• **SUPPLIED INFORMATION**
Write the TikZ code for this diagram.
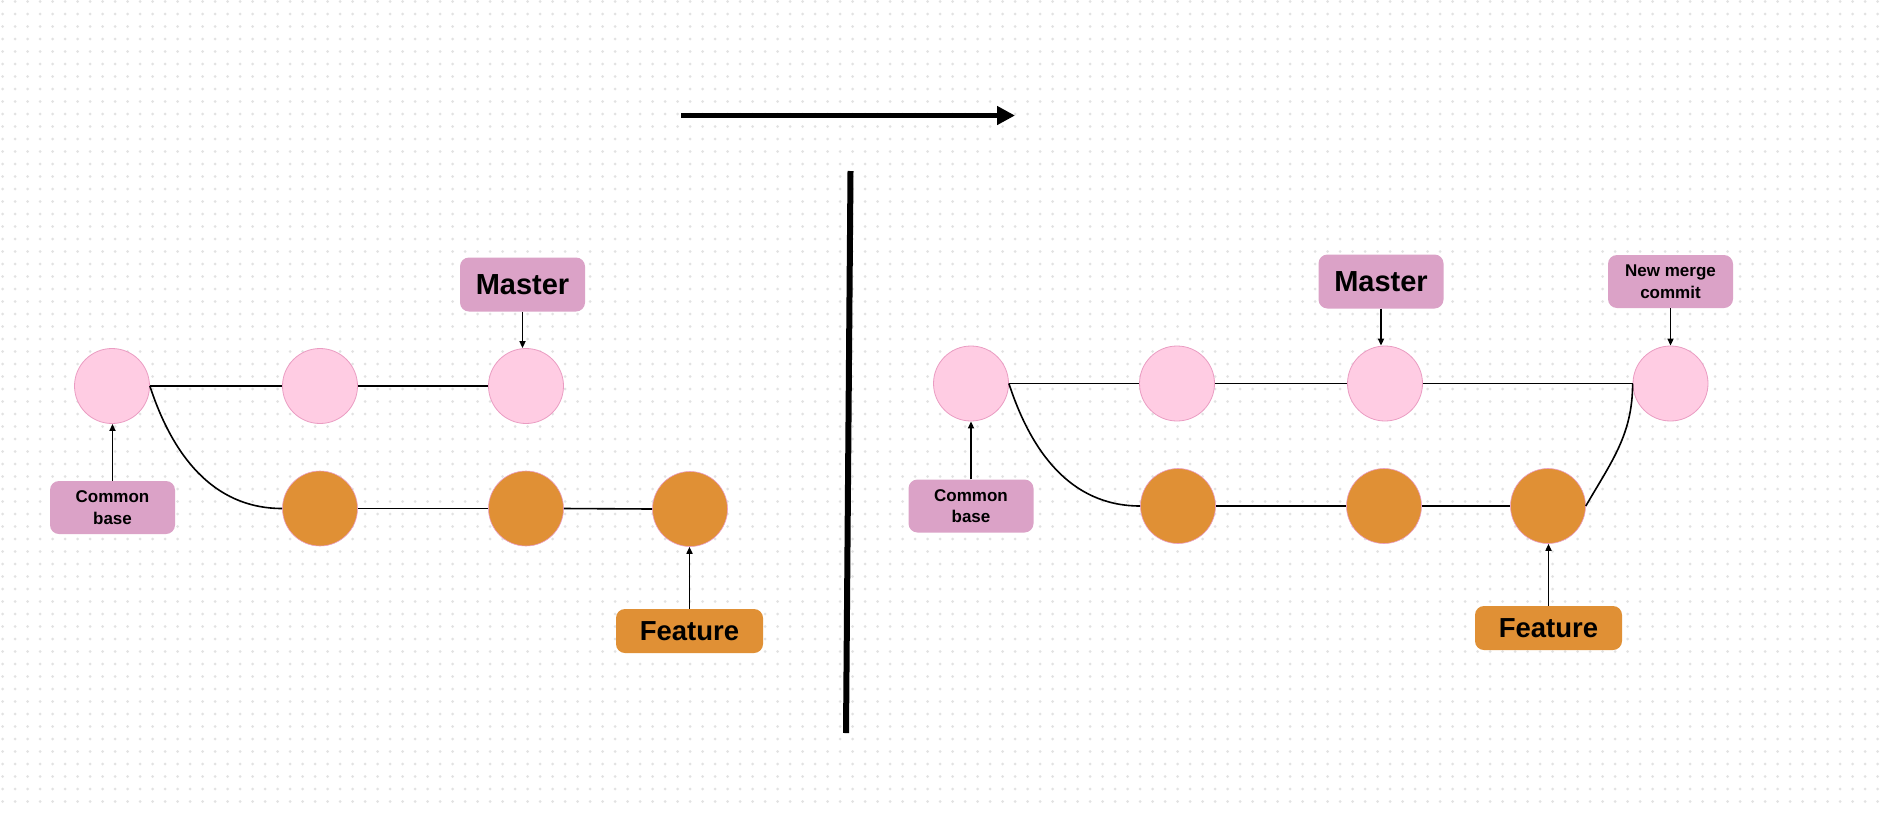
\documentclass[tikz,border=0pt]{standalone}
\usepackage{fontspec}
\setmainfont{Liberation Sans}
\usetikzlibrary{arrows.meta}
\definecolor{pinkfill}{HTML}{FFCCE3}
\definecolor{pinkline}{HTML}{EA9CC2}
\definecolor{boxpink}{HTML}{DBA2C7}
\definecolor{orangec}{HTML}{E09035}
\definecolor{dotc}{HTML}{E2E2E2}
\begin{document}
\begin{tikzpicture}[x=1pt,y=-1pt,
  pc/.style={circle, minimum size=75pt, inner sep=0pt, fill=pinkfill, draw=pinkline, line width=0.8pt},
  oc/.style={circle, minimum size=75pt, inner sep=0pt, fill=orangec, draw=pinkline, line width=0.6pt},
  bigbox/.style={rounded corners=9pt, inner sep=0pt, font=\fontsize{29}{34}\selectfont\bfseries, text=black},
  masterbox/.style={bigbox, fill=boxpink, minimum width=125pt, minimum height=54pt},
  featbox/.style={bigbox, fill=orangec, minimum width=147pt, minimum height=44pt, font=\fontsize{27.5}{32}\selectfont\bfseries},
  smallbox/.style={rounded corners=9pt, inner sep=0pt, align=center, font=\fontsize{17}{21.5}\selectfont\bfseries, fill=boxpink, minimum width=125pt, minimum height=53pt},
  link/.style={line width=1.6pt},
  ptr/.style={line width=1.6pt, -{Triangle[length=7pt,width=6pt]}},
  dotrow/.style={draw=dotc, line width=3pt, line cap=round, dash pattern=on 0pt off 12.5pt},
]
\useasboundingbox (0,0) rectangle (1884,812);
\fill[white] (0,0) rectangle (1884,812);
\foreach \j in {0,...,64}{
  \coordinate (ds) at (2.7,{1.5+12.5*\j});
  \coordinate (de) at (1884,{1.5+12.5*\j});
  \path[dotrow] (ds) -- (de);
}

% top arrow and divider
\coordinate (A1) at (681,115.5);
\coordinate (A2) at (1015,115.5);
\draw[line width=4.5pt, -{Triangle[length=18pt,width=18pt]}] (A1) -- (A2);
\coordinate (V1) at (850.5,171);
\coordinate (V2) at (846,733);
\draw[line width=6pt] (V1) -- (V2);

% ---------- left panel ----------
\node[pc] (lp1) at (112,386) {};
\node[pc] (lp2) at (320,386) {};
\node[pc] (lp3) at (526,386) {};
\node[oc] (lo1) at (320,508.5) {};
\node[oc] (lo2) at (526,508.5) {};
\node[oc] (lo3) at (690,509) {};
\node[masterbox] (lm) at (522.5,284.5) {Master};
\node[smallbox] (lc) at (112.5,507.5) {Common\\base};
\node[featbox] (lf) at (689.5,631) {Feature};

\draw[link] (lp1.east) -- (lp2.west);
\draw[link] (lp2.east) -- (lp3.west);
\draw[link] (lo1.east) -- (lo2.west);
\draw[link] (lo2.east) -- (lo3.west);
\draw[link] (lp1.east) to[out=-72,in=180] (lo1.west);
\draw[ptr] (lm.south) -- (lm.south |- lp3.north);
\draw[ptr] (lc.north) -- (lc.north |- lp1.south);
\draw[ptr] (lf.north) -- (lf.north |- lo3.south);

% ---------- right panel ----------
\node[pc] (rp1) at (971,383.5) {};
\node[pc] (rp2) at (1177,383.5) {};
\node[pc] (rp3) at (1385,383.5) {};
\node[pc] (rp4) at (1670.5,383.5) {};
\node[oc] (ro1) at (1178,506) {};
\node[oc] (ro2) at (1384,506) {};
\node[oc] (ro3) at (1548,506) {};
\node[masterbox] (rm) at (1381,281.5) {Master};
\node[smallbox] (rn) at (1670.5,281.5) {New merge\\commit};
\node[smallbox] (rc) at (971,506) {Common\\base};
\node[featbox] (rf) at (1548.5,628) {Feature};

\draw[link] (rp1.east) -- (rp2.west);
\draw[link] (rp2.east) -- (rp3.west);
\draw[link] (rp3.east) -- (rp4.west);
\draw[link] (ro1.east) -- (ro2.west);
\draw[link] (ro2.east) -- (ro3.west);
\draw[link] (rp1.east) to[out=-72,in=180] (ro1.west);
\draw[link] (ro3.east) to[out=60,in=-90] (rp4.west);
\draw[ptr] (rm.south) -- (rm.south |- rp3.north);
\draw[ptr] (rn.south) -- (rn.south |- rp4.north);
\draw[ptr] (rc.north) -- (rc.north |- rp1.south);
\draw[ptr] (rf.north) -- (rf.north |- ro3.south);
\end{tikzpicture}
\end{document}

• **INSTRUCTION**
Reproduce the material word for word. Any pictures should be left out of the copy.

• **EXPECTED OUTPUT**
Write the TikZ code for this diagram.
\documentclass[tikz,border=0pt]{standalone}
\usepackage{fontspec}
\setmainfont{Liberation Sans}
\usetikzlibrary{arrows.meta}
\definecolor{pinkfill}{HTML}{FFCCE3}
\definecolor{pinkline}{HTML}{EA9CC2}
\definecolor{boxpink}{HTML}{DBA2C7}
\definecolor{orangec}{HTML}{E09035}
\definecolor{dotc}{HTML}{E2E2E2}
\begin{document}
\begin{tikzpicture}[x=1pt,y=-1pt,
  pc/.style={circle, minimum size=75pt, inner sep=0pt, fill=pinkfill, draw=pinkline, line width=0.8pt},
  oc/.style={circle, minimum size=75pt, inner sep=0pt, fill=orangec, draw=pinkline, line width=0.6pt},
  bigbox/.style={rounded corners=9pt, inner sep=0pt, font=\fontsize{29}{34}\selectfont\bfseries, text=black},
  masterbox/.style={bigbox, fill=boxpink, minimum width=125pt, minimum height=54pt},
  featbox/.style={bigbox, fill=orangec, minimum width=147pt, minimum height=44pt, font=\fontsize{27.5}{32}\selectfont\bfseries},
  smallbox/.style={rounded corners=9pt, inner sep=0pt, align=center, font=\fontsize{17}{21.5}\selectfont\bfseries, fill=boxpink, minimum width=125pt, minimum height=53pt},
  link/.style={line width=1.6pt},
  ptr/.style={line width=1.6pt, -{Triangle[length=7pt,width=6pt]}},
  dotrow/.style={draw=dotc, line width=3pt, line cap=round, dash pattern=on 0pt off 12.5pt},
]
\useasboundingbox (0,0) rectangle (1884,812);
\fill[white] (0,0) rectangle (1884,812);
\foreach \j in {0,...,64}{
  \coordinate (ds) at (2.7,{1.5+12.5*\j});
  \coordinate (de) at (1884,{1.5+12.5*\j});
  \path[dotrow] (ds) -- (de);
}

% top arrow and divider
\coordinate (A1) at (681,115.5);
\coordinate (A2) at (1015,115.5);
\draw[line width=4.5pt, -{Triangle[length=18pt,width=18pt]}] (A1) -- (A2);
\coordinate (V1) at (850.5,171);
\coordinate (V2) at (846,733);
\draw[line width=6pt] (V1) -- (V2);

% ---------- left panel ----------
\node[pc] (lp1) at (112,386) {};
\node[pc] (lp2) at (320,386) {};
\node[pc] (lp3) at (526,386) {};
\node[oc] (lo1) at (320,508.5) {};
\node[oc] (lo2) at (526,508.5) {};
\node[oc] (lo3) at (690,509) {};
\node[masterbox] (lm) at (522.5,284.5) {Master};
\node[smallbox] (lc) at (112.5,507.5) {Common\\base};
\node[featbox] (lf) at (689.5,631) {Feature};

\draw[link] (lp1.east) -- (lp2.west);
\draw[link] (lp2.east) -- (lp3.west);
\draw[link] (lo1.east) -- (lo2.west);
\draw[link] (lo2.east) -- (lo3.west);
\draw[link] (lp1.east) to[out=-72,in=180] (lo1.west);
\draw[ptr] (lm.south) -- (lm.south |- lp3.north);
\draw[ptr] (lc.north) -- (lc.north |- lp1.south);
\draw[ptr] (lf.north) -- (lf.north |- lo3.south);

% ---------- right panel ----------
\node[pc] (rp1) at (971,383.5) {};
\node[pc] (rp2) at (1177,383.5) {};
\node[pc] (rp3) at (1385,383.5) {};
\node[pc] (rp4) at (1670.5,383.5) {};
\node[oc] (ro1) at (1178,506) {};
\node[oc] (ro2) at (1384,506) {};
\node[oc] (ro3) at (1548,506) {};
\node[masterbox] (rm) at (1381,281.5) {Master};
\node[smallbox] (rn) at (1670.5,281.5) {New merge\\commit};
\node[smallbox] (rc) at (971,506) {Common\\base};
\node[featbox] (rf) at (1548.5,628) {Feature};

\draw[link] (rp1.east) -- (rp2.west);
\draw[link] (rp2.east) -- (rp3.west);
\draw[link] (rp3.east) -- (rp4.west);
\draw[link] (ro1.east) -- (ro2.west);
\draw[link] (ro2.east) -- (ro3.west);
\draw[link] (rp1.east) to[out=-72,in=180] (ro1.west);
\draw[link] (ro3.east) to[out=60,in=-90] (rp4.west);
\draw[ptr] (rm.south) -- (rm.south |- rp3.north);
\draw[ptr] (rn.south) -- (rn.south |- rp4.north);
\draw[ptr] (rc.north) -- (rc.north |- rp1.south);
\draw[ptr] (rf.north) -- (rf.north |- ro3.south);
\end{tikzpicture}
\end{document}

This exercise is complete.